Report: Higher energy prices nationwide tied to government policies

(The Center Square) – Americans are struggling with higher gas and energy prices around the country with some states faring worse than others, a new report from the American Legislative Exchange Council shows.

The report says “when the government inserts itself into the energy markets, taxpayers foot the bill,” adding that “inefficient government mandates driven by political interests often pick winners and losers in individual energy markets, causing, at best, skyrocketing costs through poor investment decisions.”
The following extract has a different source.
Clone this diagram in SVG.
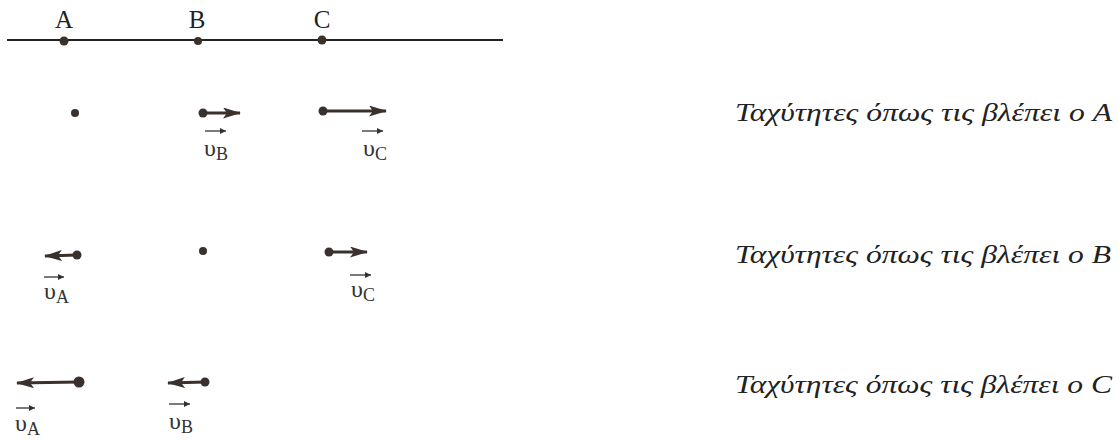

According to the report, Louisiana has the lowest electricity prices nationwide followed by Oklahoma, Iowa, Washington and Wyoming. The highest prices are in Hawaii, followed by Alaska, Connecticut, Rhode Island and Maine.
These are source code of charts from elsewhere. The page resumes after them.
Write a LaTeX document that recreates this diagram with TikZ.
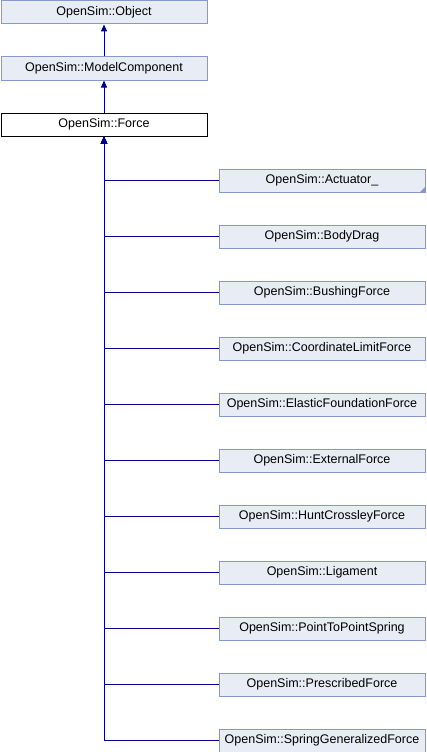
\documentclass[tikz,border=0pt]{standalone}
\usepackage{fontspec}
\setmainfont{Liberation Sans}
\usetikzlibrary{arrows.meta}
\definecolor{boxfill}{RGB}{232,236,245}
\definecolor{boxdraw}{RGB}{132,152,204}
\definecolor{edgecol}{RGB}{0,0,140}
\tikzset{
  cls/.style={draw=boxdraw, fill=boxfill, line width=1pt, minimum width=206pt, minimum height=23pt, inner sep=0pt, anchor=north west, font=\fontsize{12.5}{14}\selectfont},
  cur/.style={cls, draw=black, fill=white},
  inh/.style={draw=edgecol, line width=1pt, -{Triangle[length=7pt,width=6pt]}},
}
\begin{document}
\begin{tikzpicture}[x=1pt,y=-1pt]
\useasboundingbox (0,0) rectangle (426,752);
\node[cls] (obj) at (0.5,0.5) {OpenSim::Object};
\node[cls] (mc) at (0.5,56.5) {OpenSim::ModelComponent};
\node[cur] (force) at (0.5,112.5) {OpenSim::Force};
\draw[inh] (mc.north) -- (obj.south);
\draw[inh] (force.north) -- (mc.south);
\foreach \n/\t [count=\i from 0] in {act/OpenSim::Actuator\_, bd/OpenSim::BodyDrag, bf/OpenSim::BushingForce, clf/OpenSim::CoordinateLimitForce, eff/OpenSim::ElasticFoundationForce, ef/OpenSim::ExternalForce, hcf/OpenSim::HuntCrossleyForce, lig/OpenSim::Ligament, pps/OpenSim::PointToPointSpring, pf/OpenSim::PrescribedForce, sgf/OpenSim::SpringGeneralizedForce}{
  \node[cls] (\n) at (218.5,168.5+56*\i) {\t};
  \draw[inh] (\n.west) -| (force.south);
}
\fill[boxdraw] ([xshift=-6pt]act.south east) -- (act.south east) -- ([yshift=6pt]act.south east) -- cycle;
\end{tikzpicture}
\end{document}
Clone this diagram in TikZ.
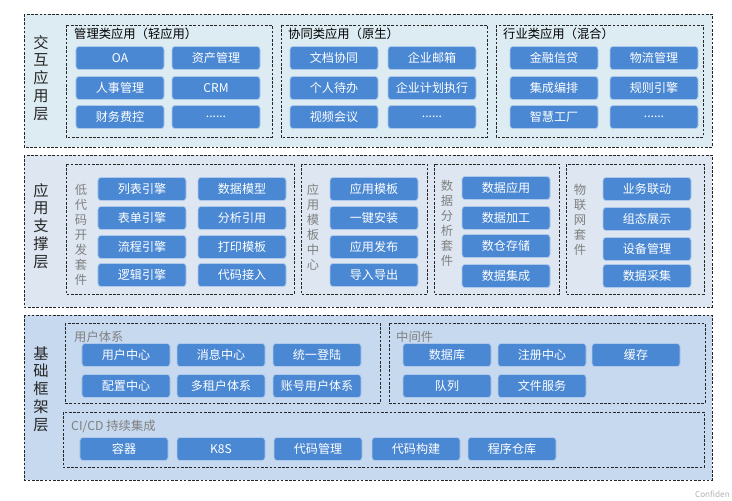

“Some states rely on free market principles and innovation to limit manmade emissions into the atmosphere, while others use a more heavy-handed approach by implementing of standards, enacting mandates and pricing schemes that benefit specific types of technologies,” the report said.
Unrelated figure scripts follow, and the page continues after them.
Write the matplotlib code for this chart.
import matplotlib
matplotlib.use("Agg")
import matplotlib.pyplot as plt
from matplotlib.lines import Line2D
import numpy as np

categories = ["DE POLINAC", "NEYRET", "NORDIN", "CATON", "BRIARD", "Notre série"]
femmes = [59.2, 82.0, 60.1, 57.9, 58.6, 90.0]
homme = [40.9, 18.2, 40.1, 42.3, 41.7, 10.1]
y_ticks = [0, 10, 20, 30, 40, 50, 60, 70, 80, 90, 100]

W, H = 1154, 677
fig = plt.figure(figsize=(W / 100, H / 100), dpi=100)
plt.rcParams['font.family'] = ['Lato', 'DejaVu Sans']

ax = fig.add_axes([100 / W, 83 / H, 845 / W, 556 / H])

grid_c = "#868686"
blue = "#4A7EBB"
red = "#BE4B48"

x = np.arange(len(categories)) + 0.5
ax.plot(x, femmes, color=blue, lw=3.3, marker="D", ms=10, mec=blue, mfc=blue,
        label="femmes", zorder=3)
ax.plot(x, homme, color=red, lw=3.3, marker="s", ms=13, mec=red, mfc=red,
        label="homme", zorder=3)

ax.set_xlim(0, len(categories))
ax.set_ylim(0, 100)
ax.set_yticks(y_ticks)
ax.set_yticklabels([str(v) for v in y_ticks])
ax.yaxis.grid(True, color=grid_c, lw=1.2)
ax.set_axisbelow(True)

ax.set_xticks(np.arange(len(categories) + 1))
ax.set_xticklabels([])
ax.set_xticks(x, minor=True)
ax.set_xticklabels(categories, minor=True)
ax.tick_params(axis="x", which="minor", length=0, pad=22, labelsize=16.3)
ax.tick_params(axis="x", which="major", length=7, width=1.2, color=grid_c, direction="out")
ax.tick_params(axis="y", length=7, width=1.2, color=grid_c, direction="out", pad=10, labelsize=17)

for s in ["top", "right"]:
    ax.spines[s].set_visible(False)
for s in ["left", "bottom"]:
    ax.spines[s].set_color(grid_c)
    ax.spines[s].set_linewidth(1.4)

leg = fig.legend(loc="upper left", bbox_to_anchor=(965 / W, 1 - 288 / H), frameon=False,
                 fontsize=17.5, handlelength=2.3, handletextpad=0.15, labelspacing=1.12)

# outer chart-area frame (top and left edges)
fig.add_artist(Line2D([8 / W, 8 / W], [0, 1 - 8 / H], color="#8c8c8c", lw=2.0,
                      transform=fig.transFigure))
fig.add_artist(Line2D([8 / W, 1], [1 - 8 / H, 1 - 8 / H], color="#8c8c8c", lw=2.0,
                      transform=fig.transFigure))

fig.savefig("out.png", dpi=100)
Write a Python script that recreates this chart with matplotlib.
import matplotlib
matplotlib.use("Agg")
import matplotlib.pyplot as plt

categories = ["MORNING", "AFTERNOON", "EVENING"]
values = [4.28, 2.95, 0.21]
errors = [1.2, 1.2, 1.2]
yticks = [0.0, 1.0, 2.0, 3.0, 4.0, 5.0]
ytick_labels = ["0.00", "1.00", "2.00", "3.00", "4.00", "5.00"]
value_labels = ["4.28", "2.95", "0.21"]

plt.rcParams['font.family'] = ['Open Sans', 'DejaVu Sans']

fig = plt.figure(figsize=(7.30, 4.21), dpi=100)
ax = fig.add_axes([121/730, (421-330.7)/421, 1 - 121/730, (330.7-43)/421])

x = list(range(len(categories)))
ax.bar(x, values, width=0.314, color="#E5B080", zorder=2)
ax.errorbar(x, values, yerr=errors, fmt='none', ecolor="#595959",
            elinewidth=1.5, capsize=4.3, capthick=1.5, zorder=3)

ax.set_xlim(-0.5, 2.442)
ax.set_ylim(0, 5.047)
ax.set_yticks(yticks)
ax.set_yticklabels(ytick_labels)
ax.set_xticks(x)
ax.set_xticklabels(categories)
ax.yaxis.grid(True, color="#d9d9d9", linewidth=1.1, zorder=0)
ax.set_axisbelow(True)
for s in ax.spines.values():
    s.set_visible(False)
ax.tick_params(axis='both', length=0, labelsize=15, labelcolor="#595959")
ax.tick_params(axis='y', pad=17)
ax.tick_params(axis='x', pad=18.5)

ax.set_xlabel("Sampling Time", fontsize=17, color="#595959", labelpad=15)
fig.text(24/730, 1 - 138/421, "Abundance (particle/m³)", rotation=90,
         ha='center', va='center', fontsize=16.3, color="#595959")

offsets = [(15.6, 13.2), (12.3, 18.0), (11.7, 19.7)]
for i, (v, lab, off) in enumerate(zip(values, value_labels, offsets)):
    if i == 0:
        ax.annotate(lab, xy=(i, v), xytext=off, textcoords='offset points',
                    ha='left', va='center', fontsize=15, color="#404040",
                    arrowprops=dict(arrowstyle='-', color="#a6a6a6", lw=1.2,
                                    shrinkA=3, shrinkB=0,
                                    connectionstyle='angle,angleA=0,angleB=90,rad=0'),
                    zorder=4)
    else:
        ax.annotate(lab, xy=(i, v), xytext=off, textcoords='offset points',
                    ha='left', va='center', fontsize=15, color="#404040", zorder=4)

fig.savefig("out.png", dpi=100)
Part of Hawaii’s and Alaska’s higher prices are from the difficulty to get energy to those non-contiguous states. But other high-price states have aggressive climate policies.

“They are very high priced markets with a lot of government intervention, so that was perhaps unsurprising,” said Joe Trotter, who authored the report.

The report evaluated “the presence or absence of a Renewable Portfolio Standard (RPS), which dictates that a certain amount of a state’s electricity generation comes from renewable sources, as well as whether the state is a part of the Regional Greenhouse Gas Initiative (RGGI), which is a CO2 cap-and-trade program among 10 states in the Mid-Atlantic and Northeast regions of the U.S. (or if they are a part of another cap-and-trade program, e.g., California). Finally, we took a look at whether or not a state has state-mandated rules for utilities regarding net metering, which is a process in which utility companies pay consumers who own rooftop solar panels for any excess electricity generation that these panels push back onto the electric grid.

“The trend of government mandates being associated with higher prices is evident throughout this report,” the report added.

The disruption to global oil markets from the Russian invasion of Ukraine has brought renewed attention to domestic energy production and U.S. reliance on foreign energy sources.

Gas prices hit record highs earlier this year, topping a national average of $5 per gallon in June. Prices steadily dropped since then until last week, when they began inching up again. According to AAA, the national average gas price is $3.78 per gallon of regular gas, up from $3.68 a week ago.

But some states are paying much higher prices than others. According to the ALEC report, California has the highest gas prices, followed by Hawaii, Nevada, Alaska and Washington. The lowest gas prices are in Missouri, followed by Oklahoma, Kansas, Arkansas and Maryland.

“Now more than ever, Americans realize the need to have affordable and dependable sources of energy,” ALEC Executive Vice President of Policy and Chief Economist Jonathan Williams said. “Our new report highlights some of the key policy choices state policymakers face as they work to make their states more affordable for hardworking taxpayers and more competitive for job creators.”

Trotter added that the states with lower gas taxes generally have lower gas prices overall.

Energy costs will be a particular focus heading into winter, when heating costs rise for Americans.

“As Americans head into winter, many are worried about the cost of heating their homes,” ALEC CEO Lisa B. Nelson said. “This report is an ideal tool for policy makers looking for ways to help bring more affordable energy to their states.”